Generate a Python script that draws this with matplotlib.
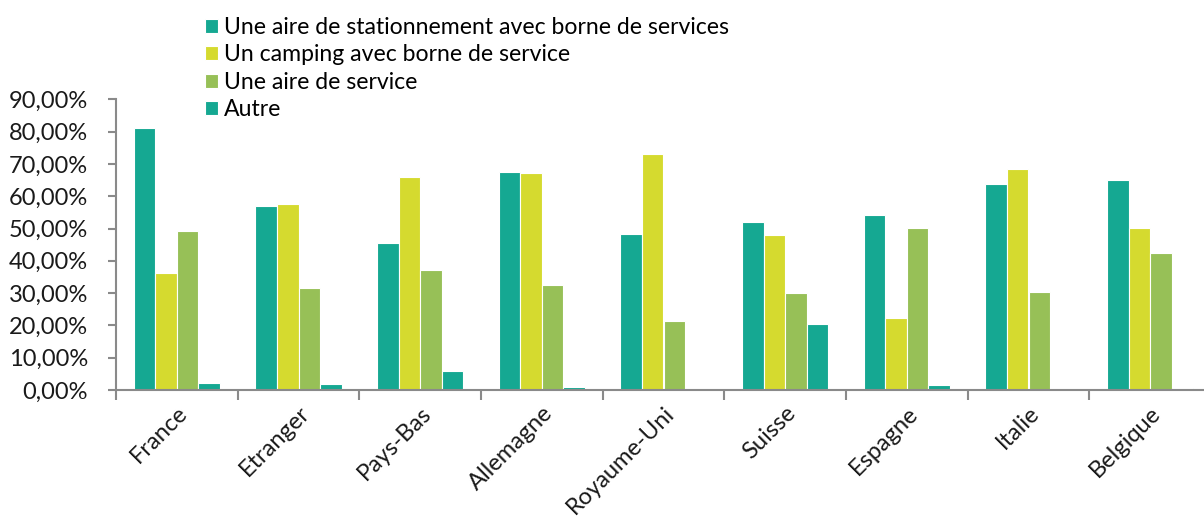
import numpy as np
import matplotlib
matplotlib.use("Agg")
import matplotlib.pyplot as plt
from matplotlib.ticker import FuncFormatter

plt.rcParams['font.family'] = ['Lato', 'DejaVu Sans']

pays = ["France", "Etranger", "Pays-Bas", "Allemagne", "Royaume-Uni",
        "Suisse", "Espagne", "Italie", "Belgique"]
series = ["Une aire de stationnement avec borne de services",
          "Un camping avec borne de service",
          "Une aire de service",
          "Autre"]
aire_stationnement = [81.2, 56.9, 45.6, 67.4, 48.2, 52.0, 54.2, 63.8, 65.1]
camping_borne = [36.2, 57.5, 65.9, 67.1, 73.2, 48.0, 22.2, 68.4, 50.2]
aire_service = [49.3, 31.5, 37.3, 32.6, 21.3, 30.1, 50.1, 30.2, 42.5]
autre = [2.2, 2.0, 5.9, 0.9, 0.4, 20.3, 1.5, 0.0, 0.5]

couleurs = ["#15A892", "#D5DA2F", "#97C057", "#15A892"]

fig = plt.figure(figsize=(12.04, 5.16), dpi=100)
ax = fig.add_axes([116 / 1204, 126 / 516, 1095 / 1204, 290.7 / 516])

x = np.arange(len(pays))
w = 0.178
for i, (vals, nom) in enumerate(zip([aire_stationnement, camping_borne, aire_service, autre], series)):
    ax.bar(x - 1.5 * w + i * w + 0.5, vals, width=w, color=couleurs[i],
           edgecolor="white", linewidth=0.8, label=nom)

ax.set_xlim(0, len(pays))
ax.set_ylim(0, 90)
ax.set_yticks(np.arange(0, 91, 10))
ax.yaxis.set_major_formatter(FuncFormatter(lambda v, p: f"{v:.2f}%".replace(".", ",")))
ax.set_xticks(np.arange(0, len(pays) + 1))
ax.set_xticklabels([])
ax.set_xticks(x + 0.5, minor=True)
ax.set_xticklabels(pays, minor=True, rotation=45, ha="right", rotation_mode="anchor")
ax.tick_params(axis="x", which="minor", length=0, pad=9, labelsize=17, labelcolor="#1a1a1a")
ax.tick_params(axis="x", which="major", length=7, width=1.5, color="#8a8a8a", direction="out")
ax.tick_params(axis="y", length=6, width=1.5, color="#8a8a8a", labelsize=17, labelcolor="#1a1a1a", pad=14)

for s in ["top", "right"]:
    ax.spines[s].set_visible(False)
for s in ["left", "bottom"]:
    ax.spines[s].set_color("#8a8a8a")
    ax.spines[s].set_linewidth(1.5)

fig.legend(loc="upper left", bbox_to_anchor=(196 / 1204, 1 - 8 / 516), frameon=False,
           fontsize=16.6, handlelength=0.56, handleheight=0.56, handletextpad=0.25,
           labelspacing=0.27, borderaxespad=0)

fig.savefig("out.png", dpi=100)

» Exercise details:
With the pictures left out, transcribe the material exactly.

» Output of the exercise:
Generate a Python script that draws this with matplotlib.
import numpy as np
import matplotlib
matplotlib.use("Agg")
import matplotlib.pyplot as plt
from matplotlib.ticker import FuncFormatter

plt.rcParams['font.family'] = ['Lato', 'DejaVu Sans']

pays = ["France", "Etranger", "Pays-Bas", "Allemagne", "Royaume-Uni",
        "Suisse", "Espagne", "Italie", "Belgique"]
series = ["Une aire de stationnement avec borne de services",
          "Un camping avec borne de service",
          "Une aire de service",
          "Autre"]
aire_stationnement = [81.2, 56.9, 45.6, 67.4, 48.2, 52.0, 54.2, 63.8, 65.1]
camping_borne = [36.2, 57.5, 65.9, 67.1, 73.2, 48.0, 22.2, 68.4, 50.2]
aire_service = [49.3, 31.5, 37.3, 32.6, 21.3, 30.1, 50.1, 30.2, 42.5]
autre = [2.2, 2.0, 5.9, 0.9, 0.4, 20.3, 1.5, 0.0, 0.5]

couleurs = ["#15A892", "#D5DA2F", "#97C057", "#15A892"]

fig = plt.figure(figsize=(12.04, 5.16), dpi=100)
ax = fig.add_axes([116 / 1204, 126 / 516, 1095 / 1204, 290.7 / 516])

x = np.arange(len(pays))
w = 0.178
for i, (vals, nom) in enumerate(zip([aire_stationnement, camping_borne, aire_service, autre], series)):
    ax.bar(x - 1.5 * w + i * w + 0.5, vals, width=w, color=couleurs[i],
           edgecolor="white", linewidth=0.8, label=nom)

ax.set_xlim(0, len(pays))
ax.set_ylim(0, 90)
ax.set_yticks(np.arange(0, 91, 10))
ax.yaxis.set_major_formatter(FuncFormatter(lambda v, p: f"{v:.2f}%".replace(".", ",")))
ax.set_xticks(np.arange(0, len(pays) + 1))
ax.set_xticklabels([])
ax.set_xticks(x + 0.5, minor=True)
ax.set_xticklabels(pays, minor=True, rotation=45, ha="right", rotation_mode="anchor")
ax.tick_params(axis="x", which="minor", length=0, pad=9, labelsize=17, labelcolor="#1a1a1a")
ax.tick_params(axis="x", which="major", length=7, width=1.5, color="#8a8a8a", direction="out")
ax.tick_params(axis="y", length=6, width=1.5, color="#8a8a8a", labelsize=17, labelcolor="#1a1a1a", pad=14)

for s in ["top", "right"]:
    ax.spines[s].set_visible(False)
for s in ["left", "bottom"]:
    ax.spines[s].set_color("#8a8a8a")
    ax.spines[s].set_linewidth(1.5)

fig.legend(loc="upper left", bbox_to_anchor=(196 / 1204, 1 - 8 / 516), frameon=False,
           fontsize=16.6, handlelength=0.56, handleheight=0.56, handletextpad=0.25,
           labelspacing=0.27, borderaxespad=0)

fig.savefig("out.png", dpi=100)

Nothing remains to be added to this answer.